Member of the Bangladesh Parliament for Feni-1
- In office 30 January 2024 – 6 August 2024
- Preceded by: Shirin Akhter

Personal details
- Born: 7 November 1961 (age 64)
- Party: Bangladesh Awami League
- Occupation: Politician

= Alauddin Ahmed Chowdhury =

Bangladeshi politician

Alauddin Ahmed Chowdhury Nasim (born 7 November 1961) is a Bangladesh Awami League politician and a former Jatiya Sangsad member representing the Feni-1 constituency in 2024.

== Early life ==
Alauddin Ahmed Chowdhury Nasim was born on 7 November 1961 to Saleh Uddin Ahmed Chowdhury and Hosneara Begum Rani Chowdhury in Parashuram, Feni.

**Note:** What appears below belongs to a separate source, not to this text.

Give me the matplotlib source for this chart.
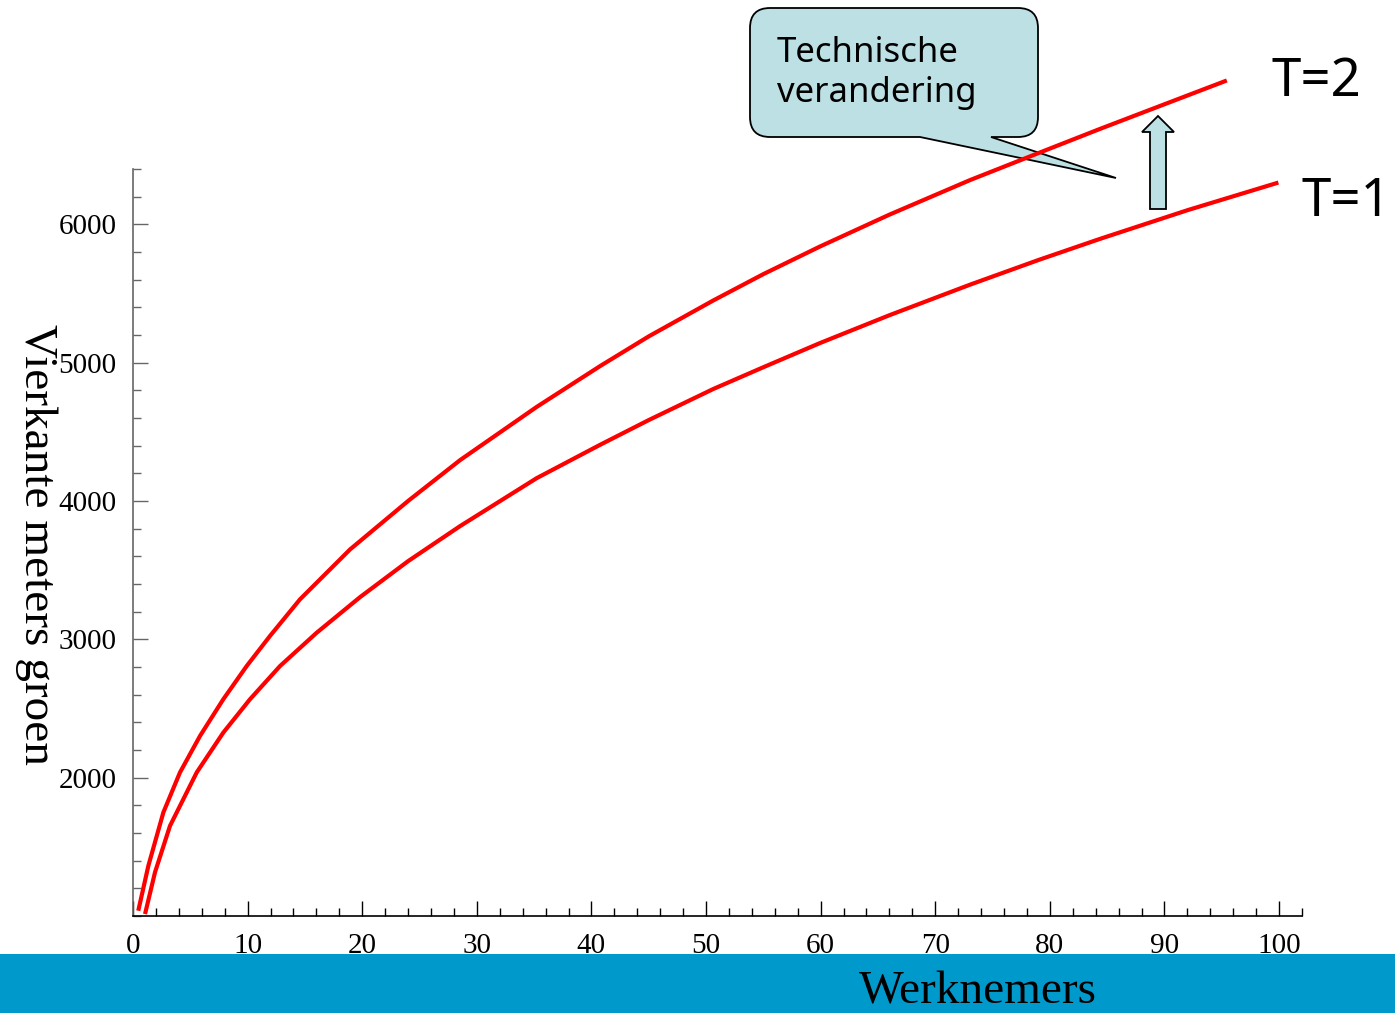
# plot.py
# Productiefunctie: vierkante meters groen tegen aantal werknemers, T=1 en T=2.

import matplotlib
matplotlib.use('Agg')
import matplotlib.pyplot as plt
from matplotlib.path import Path
from matplotlib.patches import PathPatch, Polygon, Rectangle
from matplotlib.ticker import MultipleLocator

# values
werknemers_t1 = [1.05, 1.92, 3.23, 5.56, 7.88, 10.21, 12.83, 16.03, 19.81, 24,
                 28.53, 35.22, 40.75, 45, 50.64, 55, 59.95, 66, 73.04, 79,
                 84.38, 92, 99.94]
groen_t1 = [1014, 1316, 1652, 2038, 2326, 2567, 2807, 3048, 3305, 3565,
            3818, 4165, 4406, 4585, 4810, 4967, 5142, 5343, 5564, 5742,
            5895, 6102, 6302]

werknemers_t2 = [0.46, 1.34, 2.65, 4.10, 5.85, 7.88, 9.92, 11.95, 14.57, 18.94,
                 24, 28.53, 35.22, 40.75, 45, 50.64, 55, 59.95, 66, 73.04,
                 79, 84.38, 90, 95.44]
groen_t2 = [1038, 1363, 1749, 2038, 2302, 2567, 2807, 3024, 3289, 3650,
            4000, 4295, 4680, 4975, 5190, 5450, 5640, 5840, 6070, 6320,
            6515, 6690, 6868, 7040]

x_ticks = [0, 10, 20, 30, 40, 50, 60, 70, 80, 90, 100]
y_ticks = [2000, 3000, 4000, 5000, 6000]

W, H = 1395, 1013
fig = plt.figure(figsize=(W / 100, H / 100), dpi=100)

# overlay in pixel coordinates for the slide decorations
ov = fig.add_axes([0, 0, 1, 1], zorder=0)
ov.set_xlim(0, W)
ov.set_ylim(H, 0)
ov.axis('off')

blue = '#0099CC'
light = '#BCE0E3'
ov.add_patch(Rectangle((0, 954), W, H - 954, facecolor=blue, edgecolor='none'))
ov.text(859, 1003, 'Werknemers', family='Liberation Serif', fontsize=34,
        va='baseline', ha='left', color='black')

# callout box with tail
L, R, T, B, r = 750, 1038, 8, 137, 20
verts = [(L + r, T), (R - r, T), (R, T), (R, T + r), (R, B - r), (R, B), (R - r, B),
         (991, B), (1116, 178), (920, B), (L + r, B), (L, B), (L, B - r),
         (L, T + r), (L, T), (L + r, T), (L + r, T)]
codes = [Path.MOVETO, Path.LINETO, Path.CURVE3, Path.CURVE3, Path.LINETO,
         Path.CURVE3, Path.CURVE3, Path.LINETO, Path.LINETO, Path.LINETO,
         Path.LINETO, Path.CURVE3, Path.CURVE3, Path.LINETO, Path.CURVE3,
         Path.CURVE3, Path.CLOSEPOLY]
ov.add_patch(PathPatch(Path(verts, codes), facecolor=light, edgecolor='black', lw=1.3))
ov.text(777, 62, 'Technische', family='Noto Sans', fontsize=25, va='baseline')
ov.text(777, 102, 'verandering', family='Noto Sans', fontsize=25, va='baseline')

# hollow up arrow
ov.add_patch(Polygon([(1150, 209), (1166, 209), (1166, 132), (1174, 132),
                      (1158, 116), (1142, 132), (1150, 132)],
                     closed=True, facecolor=light, edgecolor='black', lw=1.3))

ov.text(1272, 96, 'T=2', family='Noto Sans', fontsize=38, va='baseline')
ov.text(1301, 216, 'T=1', family='Noto Sans', fontsize=38, va='baseline')

# main chart
ax = fig.add_axes([133 / W, 1 - 916 / H, (1302 - 133) / W, (916 - 169) / H], zorder=1)
ax.patch.set_alpha(0)

ax.plot(werknemers_t1, groen_t1, color='red', lw=3, clip_on=False,
        solid_capstyle='butt', solid_joinstyle='round')
ax.plot(werknemers_t2, groen_t2, color='red', lw=3, clip_on=False,
        solid_capstyle='butt', solid_joinstyle='round')

ax.set_xlim(0, 102)
ax.set_ylim(1000, 6400)
ax.set_xticks(x_ticks)
ax.set_yticks(y_ticks)
ax.xaxis.set_minor_locator(MultipleLocator(2))
ax.yaxis.set_minor_locator(MultipleLocator(200))

for s in ['top', 'right']:
    ax.spines[s].set_visible(False)
ax.spines['bottom'].set_color('black')
ax.spines['left'].set_color('#666666')
ax.spines['bottom'].set_linewidth(1.2)
ax.spines['left'].set_linewidth(1.2)

ax.tick_params(axis='both', which='major', direction='in', length=11, width=1,
               labelsize=21)
ax.tick_params(axis='both', which='minor', direction='in', length=6, width=1)
ax.tick_params(axis='y', which='both', color='#666666', pad=12)
ax.tick_params(axis='x', which='both', pad=12)
for lab in ax.get_xticklabels() + ax.get_yticklabels():
    lab.set_family('Liberation Serif')

ax.set_ylabel('Vierkante meters groen', family='Liberation Serif', fontsize=34,
              rotation=270, va='center')
ax.yaxis.set_label_coords(-97 / (1302 - 133), (916 - 544) / (916 - 169))

fig.savefig('out.png', dpi=100)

He passed secondary from Guthuma Khan Bahadur Abdul Aziz High School in 1977 and higher secondary from Chittagong College in 1979. He graduated (honours) from the Social Science Department of Chittagong University in 1983 and completed a post graduate degree in 1984. He served as the president of the Bangladesh Chhatra League Chittagong University unit from 1984 to 1986. Later he joined the administration cadre of the Bangladesh Civil Service. In 2008, he took voluntary retirement while holding the post of deputy secretary and concentrated on various business ventures.

Following the fall of the Sheikh Hasina led Awami League government, Chowdhury's home in Feni was burned down and vandalized in February 2025.

== Career ==
Nasim served as the deputy secretary (OSD) of the Establishment Ministry and an assistant personal secretary to the then prime minister, Sheikh Hasina, until 2007.